#### Task to carry out
Print, word for word, every line from the beginning of the listing up to and including the line with "(d1t) at (560,52)". Pictures are to be excluded.

══ Information shown

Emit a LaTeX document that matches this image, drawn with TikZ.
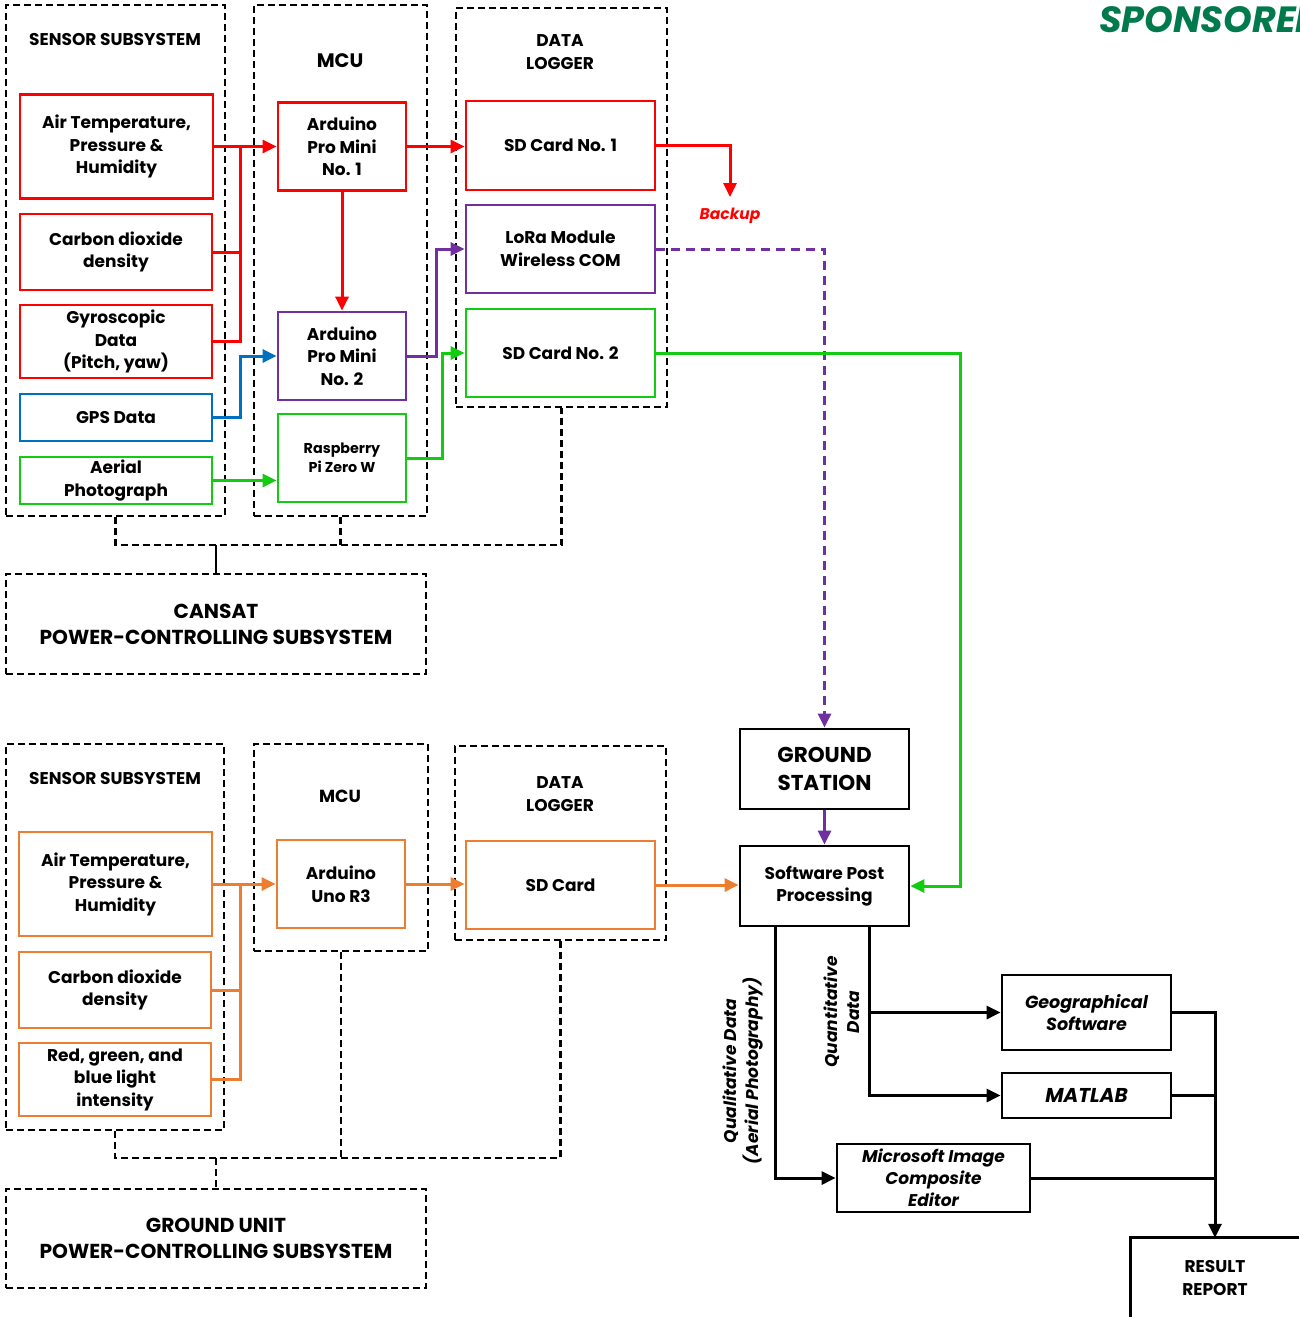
\documentclass[tikz,border=0pt]{standalone}
\usepackage{fontspec}
\setmainfont{Poppins}
\usetikzlibrary{arrows.meta}
\definecolor{cred}{HTML}{FF0000}
\definecolor{cpur}{HTML}{7030A0}
\definecolor{cblu}{HTML}{0070C0}
\definecolor{cgrn}{HTML}{11CC11}
\definecolor{corg}{HTML}{ED7D31}
\definecolor{cspon}{HTML}{007A4D}
\begin{document}
\begin{tikzpicture}[x=1pt,y=-1pt,
  box/.style={draw, line width=2.8pt, rectangle, align=center, inner sep=0pt,
    font=\fontsize{17}{22.5}\selectfont\bfseries},
  ibox/.style={box, font=\fontsize{17.5}{22}\selectfont\bfseries\itshape},
  grp/.style={draw, line width=2.2pt, dash pattern=on 7pt off 4pt, rectangle, inner sep=0pt},
  pw/.style={line width=2.2pt, dash pattern=on 7pt off 4pt},
  ttl/.style={align=center, inner sep=0pt, font=\fontsize{17}{22.5}\selectfont\bfseries},
  con/.style={line width=3pt},
  arr/.style={con, -{Triangle[length=14pt,width=13pt]}},
]
\useasboundingbox (0,0) rectangle (1299,1317);

% ---------- top section containers ----------
\node[grp, minimum width=219, minimum height=511] (s1) at (115.5,260.5) {};
\node[grp, minimum width=173, minimum height=511] (m1) at (340.5,260.5) {};
\node[grp, minimum width=211, minimum height=399] (d1) at (561.5,207.5) {};
\node[ttl] (s1t) at (115,40) {SENSOR SUBSYSTEM};
\node[ttl, font=\fontsize{19.5}{22}\selectfont\bfseries] (m1t) at (340,61) {MCU};
\node[ttl] (d1t) at (560,52) {DATA\\LOGGER};

% sensors
\node[box, draw=cred, minimum width=193, minimum height=104] (air) at (116.5,146.5) {Air Temperature,\\Pressure \&\\Humidity};
\node[box, draw=cred, minimum width=192, minimum height=76] (co2) at (116,252) {Carbon dioxide\\density};
\node[box, draw=cred, minimum width=192, minimum height=73] (gyro) at (116,341.5) {Gyroscopic\\Data\\(Pitch, yaw)};
\node[box, draw=cblu, minimum width=192, minimum height=47] (gps) at (116,417.5) {GPS Data};
\node[box, draw=cgrn, minimum width=192, minimum height=47] (aer) at (116,480.5) {Aerial\\Photograph};
% MCU
\node[box, draw=cred, minimum width=128, minimum height=88] (ard1) at (342,146.5) {Arduino\\Pro Mini\\No. 1};
\node[box, draw=cpur, minimum width=128, minimum height=88] (ard2) at (342,356) {Arduino\\Pro Mini\\No. 2};
\node[box, draw=cgrn, minimum width=128, minimum height=88, font=\fontsize{14.3}{19.5}\selectfont\bfseries] (rasp) at (342,458) {Raspberry\\Pi Zero W};
% data logger
\node[box, draw=cred, minimum width=189, minimum height=89] (sd1) at (560.5,145.5) {SD Card No. 1};
\node[box, draw=cpur, minimum width=189, minimum height=88] (lora) at (560.5,249) {LoRa Module\\Wireless COM};
\node[box, draw=cgrn, minimum width=189, minimum height=88] (sd2) at (560.5,353) {SD Card No. 2};

% power (top)
\node[grp, minimum width=420, minimum height=100, align=center, font=\fontsize{20.2}{26}\selectfont\bfseries] (cansat) at (216,624) {CANSAT\\POWER-CONTROLLING SUBSYSTEM};
\coordinate (j1) at (216,545);
\draw[pw] (s1.south) -- (s1.south |- j1) -- (d1.south |- j1) -- (d1.south);
\draw[pw] (m1.south) -- (m1.south |- j1);
\draw[line width=2.2pt] (j1) -- (cansat.north);

% red connectors
\coordinate (rbus) at (240,146.5);
\draw[con, cred] (gyro.east) -| (rbus);
\draw[con, cred] (co2.east) -- (co2.east -| rbus);
\draw[arr, cred] (air.east) -- (ard1.west);
\draw[arr, cred] (ard1.east) -- (ard1.east -| sd1.west);
\draw[arr, cred] (ard1.south) -- (ard2.north);
\coordinate (bk) at (730,197);
\draw[arr, cred] (sd1.east) -| (bk);
\node[text=cred, font=\fontsize{15.5}{17}\selectfont\bfseries\itshape] (backup) at (730,216) {Backup};
% blue
\draw[arr, cblu] (gps.east) -- (gps.east -| rbus) |- (ard2.west);
% green
\draw[arr, cgrn] (aer.east) -- (aer.east -| rasp.west);
\coordinate (gb) at (442,458);
\draw[arr, cgrn] (rasp.east) -- (gb) |- (sd2.west);
% purple
\coordinate (pb) at (436,356);
\draw[arr, cpur] (ard2.east) -- (pb) |- (lora.west);

% ---------- right side ----------
\node[box, minimum width=169, minimum height=80, font=\fontsize{21.5}{28}\selectfont\bfseries] (gs) at (824.5,769) {GROUND\\STATION};
\node[box, minimum width=169, minimum height=80] (sw) at (824.5,886) {Software Post\\Processing};
\draw[arr, cpur, dash pattern=on 9pt off 6pt] (lora.east) -| (gs.north);
\draw[arr, cpur] (gs.south) -- (sw.north);
\coordinate (gr) at (960,353);
\draw[arr, cgrn] (sd2.east) -- (gr) |- (sw.east);

\node[ibox, minimum width=169, minimum height=75] (geo) at (1086.5,1012.5) {Geographical\\Software};
\node[ibox, minimum width=169, minimum height=45, font=\fontsize{20}{22}\selectfont\bfseries\itshape] (mat) at (1086.5,1095.5) {MATLAB};
\node[ibox, minimum width=193, minimum height=68, font=\fontsize{17}{22}\selectfont\bfseries\itshape] (mice) at (933.5,1178) {Microsoft Image\\Composite\\Editor};
\node[ttl, minimum width=168, minimum height=80] (rr) at (1215,1278) {RESULT\\REPORT};
\draw[line width=2.8pt] (rr.north east) -- (rr.north west) -- (rr.south west);

\coordinate (qlx) at (775,0);
\coordinate (qnx) at (869,0);
\draw[arr] (sw.south -| qlx) |- (mice.west);
\draw[arr] (sw.south -| qnx) |- (mat.west);
\draw[arr] (geo.west -| qnx) -- (geo.west);
\draw[arr] (geo.east) -| (rr.north);
\draw[con] (mat.east) -- (mat.east -| rr.north);
\draw[con] (mice.east) -- (mice.east -| rr.north);

\node[rotate=90, align=center, inner sep=0pt, font=\fontsize{17}{22}\selectfont\bfseries\itshape] (qual) at (743,1071) {Qualitative Data\\(Aerial Photography)};
\node[rotate=90, align=center, inner sep=0pt, font=\fontsize{17}{22}\selectfont\bfseries\itshape] (quan) at (842,1012) {Quantitative\\Data};

\node[anchor=west, inner sep=0pt, text=cspon, font=\fontsize{36.5}{40}\selectfont\bfseries\itshape] (spon) at (1099,20) {SPONSORED};

% ---------- bottom section ----------
\node[grp, minimum width=218, minimum height=386] (s2) at (115,937) {};
\node[grp, minimum width=174, minimum height=207] (m2) at (341,847.5) {};
\node[grp, minimum width=211, minimum height=194] (d2) at (560.5,843) {};
\node[ttl] (s2t) at (115,778) {SENSOR SUBSYSTEM};
\node[ttl, font=\fontsize{17.5}{20}\selectfont\bfseries] (m2t) at (340,796) {MCU};
\node[ttl] (d2t) at (560,794) {DATA\\LOGGER};

\node[box, draw=corg, minimum width=193, minimum height=104] (air2) at (115.5,884) {Air Temperature,\\Pressure \&\\Humidity};
\node[box, draw=corg, minimum width=192, minimum height=76] (co22) at (115,990) {Carbon dioxide\\density};
\node[box, draw=corg, minimum width=192, minimum height=73] (rgb) at (115,1079.5) {Red, green, and\\blue light\\intensity};
\node[box, draw=corg, minimum width=128, minimum height=88] (uno) at (341,884) {Arduino\\Uno R3};
\node[box, draw=corg, minimum width=189, minimum height=88] (sdc) at (560.5,885) {SD Card};

\coordinate (obus) at (240,884);
\draw[con, corg] (rgb.east) -| (obus);
\draw[con, corg] (co22.east) -- (co22.east -| obus);
\draw[arr, corg] (air2.east) -- (uno.west);
\draw[arr, corg] (uno.east) -- (uno.east -| sdc.west);
\draw[arr, corg] (sdc.east) -- (sdc.east -| sw.west);

\node[grp, minimum width=420, minimum height=99, align=center, font=\fontsize{20.2}{26}\selectfont\bfseries] (gu) at (216,1238.5) {GROUND UNIT\\POWER-CONTROLLING SUBSYSTEM};
\coordinate (j2) at (216,1158);
\draw[pw] (s2.south) -- (s2.south |- j2) -- (d2.south |- j2) -- (d2.south);
\draw[pw] (m2.south) -- (m2.south |- j2);
\draw[pw] (j2) -- (gu.north);
\end{tikzpicture}
\end{document}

════

#### Exercise response
Emit a LaTeX document that matches this image, drawn with TikZ.
\documentclass[tikz,border=0pt]{standalone}
\usepackage{fontspec}
\setmainfont{Poppins}
\usetikzlibrary{arrows.meta}
\definecolor{cred}{HTML}{FF0000}
\definecolor{cpur}{HTML}{7030A0}
\definecolor{cblu}{HTML}{0070C0}
\definecolor{cgrn}{HTML}{11CC11}
\definecolor{corg}{HTML}{ED7D31}
\definecolor{cspon}{HTML}{007A4D}
\begin{document}
\begin{tikzpicture}[x=1pt,y=-1pt,
  box/.style={draw, line width=2.8pt, rectangle, align=center, inner sep=0pt,
    font=\fontsize{17}{22.5}\selectfont\bfseries},
  ibox/.style={box, font=\fontsize{17.5}{22}\selectfont\bfseries\itshape},
  grp/.style={draw, line width=2.2pt, dash pattern=on 7pt off 4pt, rectangle, inner sep=0pt},
  pw/.style={line width=2.2pt, dash pattern=on 7pt off 4pt},
  ttl/.style={align=center, inner sep=0pt, font=\fontsize{17}{22.5}\selectfont\bfseries},
  con/.style={line width=3pt},
  arr/.style={con, -{Triangle[length=14pt,width=13pt]}},
]
\useasboundingbox (0,0) rectangle (1299,1317);

% ---------- top section containers ----------
\node[grp, minimum width=219, minimum height=511] (s1) at (115.5,260.5) {};
\node[grp, minimum width=173, minimum height=511] (m1) at (340.5,260.5) {};
\node[grp, minimum width=211, minimum height=399] (d1) at (561.5,207.5) {};
\node[ttl] (s1t) at (115,40) {SENSOR SUBSYSTEM};
\node[ttl, font=\fontsize{19.5}{22}\selectfont\bfseries] (m1t) at (340,61) {MCU};
\node[ttl] (d1t) at (560,52) {DATA\\LOGGER};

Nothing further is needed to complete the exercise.